**Written problem:**
In your copy, include every line of the listing below exactly but none of the pictures.

**Data:**
▶

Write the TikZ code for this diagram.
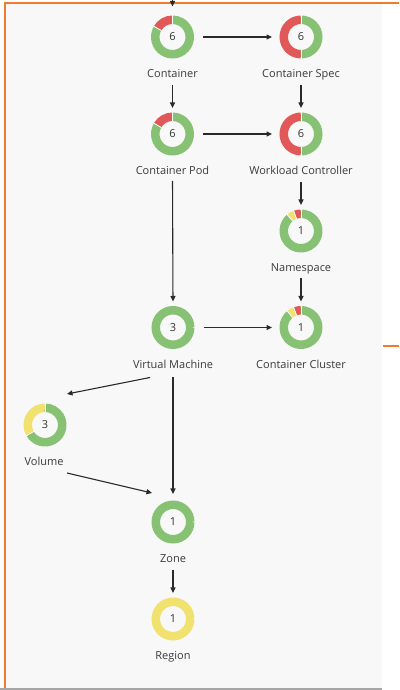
\documentclass[tikz,border=0pt]{standalone}
\usepackage{fontspec}
\setmainfont{Open Sans}
\usetikzlibrary{arrows.meta,calc}
\definecolor{dgreen}{HTML}{87C173}
\definecolor{dred}{HTML}{E15858}
\definecolor{dyellow}{HTML}{F1E16F}
\definecolor{frameorange}{HTML}{EE7C30}
\definecolor{bggray}{HTML}{F8F8F8}
\definecolor{numc}{HTML}{333333}
\definecolor{labc}{HTML}{3A3A3A}
\definecolor{arrc}{HTML}{2A2A2A}
\newcommand\donutseg[4]{%
  \draw[line width=8.5pt,#2] ($(#1)+(#3:17.25)$) arc[start angle=#3,end angle=#4,radius=17.25];}
\newcommand\donutcut[2]{%
  \draw[white,line width=0.8pt] ($(#1)+(#2:12.8)$) -- ($(#1)+(#2:21.7)$);}
\begin{document}
\begin{tikzpicture}[x=1pt,y=1pt,
  donut/.style={circle,minimum size=43pt,inner sep=0pt,outer sep=0pt,font=\fontsize{11}{13}\selectfont,text=numc},
  lab/.style={anchor=base,inner sep=0pt,outer sep=0pt,text height=8pt,text depth=2.5pt,font=\fontsize{11}{13}\selectfont,text=labc},
  arr/.style={draw=arrc,line width=1.1pt,-{Triangle[length=5.5pt,width=5pt]}},
  vshort/.style={shorten <=4.5pt,shorten >=4.5pt},
  hshort/.style={shorten <=9pt,shorten >=7.5pt},
]
\useasboundingbox (0,0) rectangle (399,690);
% frame
\fill[bggray] (6,2) rectangle (382,686);
\draw[frameorange,line width=2pt] (399,687) -- (5,687) -- (5,1.5);
\draw[black!35,line width=1.2pt] (0,1) -- (382,1);
\draw[frameorange,line width=2pt] (383,343.5) -- (399,343.5);

% donut nodes
\node[donut] (cont) at (172.5,653) {6};
\node[donut] (spec) at (301,653) {6};
\node[donut] (pod)  at (172.5,556) {6};
\node[donut] (wc)   at (301,556) {6};
\node[donut] (ns)   at (301,459) {1};
\node[donut] (cc)   at (301,362.5) {1};
\node[donut] (vm)   at (173,362.5) {3};
\node[donut] (vol)  at (45,265) {3};
\node[donut] (zone) at (173,168) {1};
\node[donut] (reg)  at (173,71) {1};

% labels
\node[lab] (contl) at (172.5,612) {Container};
\node[lab] (specl) at (301,612) {Container Spec};
\node[lab] (podl)  at (172.5,515) {Container Pod};
\node[lab] (wcl)   at (301,515) {Workload Controller};
\node[lab] (nsl)   at (301,418) {Namespace};
\node[lab] (ccl)   at (301,321.5) {Container Cluster};
\node[lab] (vml)   at (173,321.5) {Virtual Machine};
\node[lab] (voll)  at (44,224) {Volume};
\node[lab] (zonel) at (173,127) {Zone};
\node[lab] (regl)  at (173,30) {Region};

% rings
\donutseg{cont}{dred}{90}{150}\donutseg{cont}{dgreen}{150}{450}
\donutcut{cont}{90}\donutcut{cont}{150}
\donutseg{pod}{dred}{90}{150}\donutseg{pod}{dgreen}{150}{450}
\donutcut{pod}{90}\donutcut{pod}{150}
\donutseg{spec}{dred}{90}{270}\donutseg{spec}{dgreen}{270}{450}
\donutcut{spec}{90}\donutcut{spec}{270}
\donutseg{wc}{dred}{90}{270}\donutseg{wc}{dgreen}{270}{450}
\donutcut{wc}{90}\donutcut{wc}{270}
\donutseg{ns}{dred}{90}{110}\donutseg{ns}{dyellow}{110}{130}\donutseg{ns}{dgreen}{130}{450}
\donutcut{ns}{90}\donutcut{ns}{110}\donutcut{ns}{130}
\donutseg{cc}{dred}{90}{110}\donutseg{cc}{dyellow}{110}{130}\donutseg{cc}{dgreen}{130}{450}
\donutcut{cc}{90}\donutcut{cc}{110}\donutcut{cc}{130}
\donutseg{vm}{dgreen}{0}{360}
\donutseg{zone}{dgreen}{0}{360}
\donutseg{vol}{dyellow}{90}{210}\donutseg{vol}{dgreen}{210}{450}
\donutcut{vol}{90}\donutcut{vol}{210}
\donutseg{reg}{dyellow}{0}{360}

% connectors
\coordinate (topin) at (172.5,690);
\draw[arr] (topin) -- ([yshift=9pt]cont.north);
\draw[arr,hshort] (cont.east) -- (spec.west);
\draw[arr,hshort] (pod.east) -- (wc.west);
\draw[arr,hshort] (vm.east) -- (cc.west);
\draw[arr,vshort] (contl.south) -- (pod.north);
\draw[arr,vshort] (specl.south) -- (wc.north);
\draw[arr,vshort] (wcl.south) -- (ns.north);
\draw[arr,shorten <=3.5pt,shorten >=4.5pt] (nsl.south) -- (cc.north);
\draw[arr,shorten <=3.5pt,shorten >=4.5pt] (podl.south) -- (vm.north);
\draw[arr,shorten <=6pt,shorten >=6.5pt] (vml.south) -- (zone.north);
\draw[arr,vshort] (zonel.south) -- (reg.north);
\draw[arr] ($(vm.center)+(-23,-50)$) -- ($(vol.center)+(22,31)$);
\draw[arr] ($(vol.center)+(22,-48)$) -- ($(zone.center)+(-21,29)$);
\end{tikzpicture}
\end{document}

◀

**Full output:**
Write the TikZ code for this diagram.
\documentclass[tikz,border=0pt]{standalone}
\usepackage{fontspec}
\setmainfont{Open Sans}
\usetikzlibrary{arrows.meta,calc}
\definecolor{dgreen}{HTML}{87C173}
\definecolor{dred}{HTML}{E15858}
\definecolor{dyellow}{HTML}{F1E16F}
\definecolor{frameorange}{HTML}{EE7C30}
\definecolor{bggray}{HTML}{F8F8F8}
\definecolor{numc}{HTML}{333333}
\definecolor{labc}{HTML}{3A3A3A}
\definecolor{arrc}{HTML}{2A2A2A}
\newcommand\donutseg[4]{%
  \draw[line width=8.5pt,#2] ($(#1)+(#3:17.25)$) arc[start angle=#3,end angle=#4,radius=17.25];}
\newcommand\donutcut[2]{%
  \draw[white,line width=0.8pt] ($(#1)+(#2:12.8)$) -- ($(#1)+(#2:21.7)$);}
\begin{document}
\begin{tikzpicture}[x=1pt,y=1pt,
  donut/.style={circle,minimum size=43pt,inner sep=0pt,outer sep=0pt,font=\fontsize{11}{13}\selectfont,text=numc},
  lab/.style={anchor=base,inner sep=0pt,outer sep=0pt,text height=8pt,text depth=2.5pt,font=\fontsize{11}{13}\selectfont,text=labc},
  arr/.style={draw=arrc,line width=1.1pt,-{Triangle[length=5.5pt,width=5pt]}},
  vshort/.style={shorten <=4.5pt,shorten >=4.5pt},
  hshort/.style={shorten <=9pt,shorten >=7.5pt},
]
\useasboundingbox (0,0) rectangle (399,690);
% frame
\fill[bggray] (6,2) rectangle (382,686);
\draw[frameorange,line width=2pt] (399,687) -- (5,687) -- (5,1.5);
\draw[black!35,line width=1.2pt] (0,1) -- (382,1);
\draw[frameorange,line width=2pt] (383,343.5) -- (399,343.5);

% donut nodes
\node[donut] (cont) at (172.5,653) {6};
\node[donut] (spec) at (301,653) {6};
\node[donut] (pod)  at (172.5,556) {6};
\node[donut] (wc)   at (301,556) {6};
\node[donut] (ns)   at (301,459) {1};
\node[donut] (cc)   at (301,362.5) {1};
\node[donut] (vm)   at (173,362.5) {3};
\node[donut] (vol)  at (45,265) {3};
\node[donut] (zone) at (173,168) {1};
\node[donut] (reg)  at (173,71) {1};

% labels
\node[lab] (contl) at (172.5,612) {Container};
\node[lab] (specl) at (301,612) {Container Spec};
\node[lab] (podl)  at (172.5,515) {Container Pod};
\node[lab] (wcl)   at (301,515) {Workload Controller};
\node[lab] (nsl)   at (301,418) {Namespace};
\node[lab] (ccl)   at (301,321.5) {Container Cluster};
\node[lab] (vml)   at (173,321.5) {Virtual Machine};
\node[lab] (voll)  at (44,224) {Volume};
\node[lab] (zonel) at (173,127) {Zone};
\node[lab] (regl)  at (173,30) {Region};

% rings
\donutseg{cont}{dred}{90}{150}\donutseg{cont}{dgreen}{150}{450}
\donutcut{cont}{90}\donutcut{cont}{150}
\donutseg{pod}{dred}{90}{150}\donutseg{pod}{dgreen}{150}{450}
\donutcut{pod}{90}\donutcut{pod}{150}
\donutseg{spec}{dred}{90}{270}\donutseg{spec}{dgreen}{270}{450}
\donutcut{spec}{90}\donutcut{spec}{270}
\donutseg{wc}{dred}{90}{270}\donutseg{wc}{dgreen}{270}{450}
\donutcut{wc}{90}\donutcut{wc}{270}
\donutseg{ns}{dred}{90}{110}\donutseg{ns}{dyellow}{110}{130}\donutseg{ns}{dgreen}{130}{450}
\donutcut{ns}{90}\donutcut{ns}{110}\donutcut{ns}{130}
\donutseg{cc}{dred}{90}{110}\donutseg{cc}{dyellow}{110}{130}\donutseg{cc}{dgreen}{130}{450}
\donutcut{cc}{90}\donutcut{cc}{110}\donutcut{cc}{130}
\donutseg{vm}{dgreen}{0}{360}
\donutseg{zone}{dgreen}{0}{360}
\donutseg{vol}{dyellow}{90}{210}\donutseg{vol}{dgreen}{210}{450}
\donutcut{vol}{90}\donutcut{vol}{210}
\donutseg{reg}{dyellow}{0}{360}

% connectors
\coordinate (topin) at (172.5,690);
\draw[arr] (topin) -- ([yshift=9pt]cont.north);
\draw[arr,hshort] (cont.east) -- (spec.west);
\draw[arr,hshort] (pod.east) -- (wc.west);
\draw[arr,hshort] (vm.east) -- (cc.west);
\draw[arr,vshort] (contl.south) -- (pod.north);
\draw[arr,vshort] (specl.south) -- (wc.north);
\draw[arr,vshort] (wcl.south) -- (ns.north);
\draw[arr,shorten <=3.5pt,shorten >=4.5pt] (nsl.south) -- (cc.north);
\draw[arr,shorten <=3.5pt,shorten >=4.5pt] (podl.south) -- (vm.north);
\draw[arr,shorten <=6pt,shorten >=6.5pt] (vml.south) -- (zone.north);
\draw[arr,vshort] (zonel.south) -- (reg.north);
\draw[arr] ($(vm.center)+(-23,-50)$) -- ($(vol.center)+(22,31)$);
\draw[arr] ($(vol.center)+(22,-48)$) -- ($(zone.center)+(-21,29)$);
\end{tikzpicture}
\end{document}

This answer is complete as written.